Koeman has left a stable position as head coach of the Dutch national side, that he had guided to next summer’s Euro Finals.

But the opportunity to take charge at Barca was clearly too good an opportunity to turn down.

That’s understandable as Barca are one of the clubs in world football you would put in the “irresistible” bracket.

However, he goes there with the club feeling pressure from within and from outside, and he needs to help them get their house in order quickly.

It could take a wee while for him to get them going, and if things don’t go well then he may well get the blame.

There could be a period of time before they are back to achieving their former glories.

This, though, hasn’t happened overnight. I could see last season, when Barca played Liverpool, that there were problems.

Yes, they defeated us 3-0 in the Camp Nou in the first leg, but I felt the scoreline really flattered them and said in this very column that the tie wasn’t over.

I felt Barca lacked legs and pace. Liverpool exposed that in the return leg to go through and went on to win the Champions League.

The same problems were still there in the game against Bayern.

It has led to a change of leader and some of the older, established players may also go.

Lionel Messi is one guy Koeman will definitely want to keep as he still has the ability to win a game.

He is truly special, but he needs to have a better quality of player around him than is there currently.

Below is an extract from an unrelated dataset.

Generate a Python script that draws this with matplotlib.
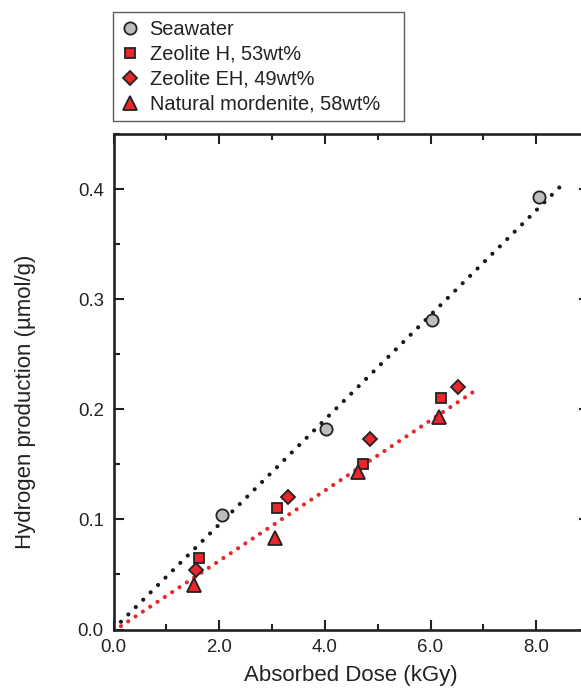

Sporting director Eric Abidal was also removed from the club, and his replacement will need to source proper players for Koeman.

The lure of Barca is still massive, and, remember, they were able to prize away Luis Suarez and Philippe Coutinho from Liverpool.

It’s the chance to be part of a new era and become a dominant force again, the way they were for the past decade.

They already have an excellent young talent in Ansu Fati. He is highly-rated, but only 17, and needs to be treated with due care.

Frenkie de Jong is another fantastic footballer. He was one of the most-sought-after players in Europe last summer, and Barca pulled it off to get him from Ajax.

It’s down to his new boss and fellow countryman, Koeman, to get the absolute maximum out of him.

Henrik Larsson helped the club win the Champions League in 2006, and he will look to do it again as part of Koeman’s backroom staff.

I wrote a few weeks ago that I wanted to see Henrik being given another opportunity in the game. He is a first-class fella, and I wish him all the best.

I also want to see Barca doing well. They are one of European football’s glamour clubs, alongside the likes of Real Madrid, Inter Milan, Juventus and Bayern Munich.

Make no mistake, I also have Liverpool in that bracket.

I lived the dream at Anfield as a player, and was never offered the opportunity to move abroad and play for the teams I’ve mentioned.

I’ve no idea why. Maybe they all thought I was garbage!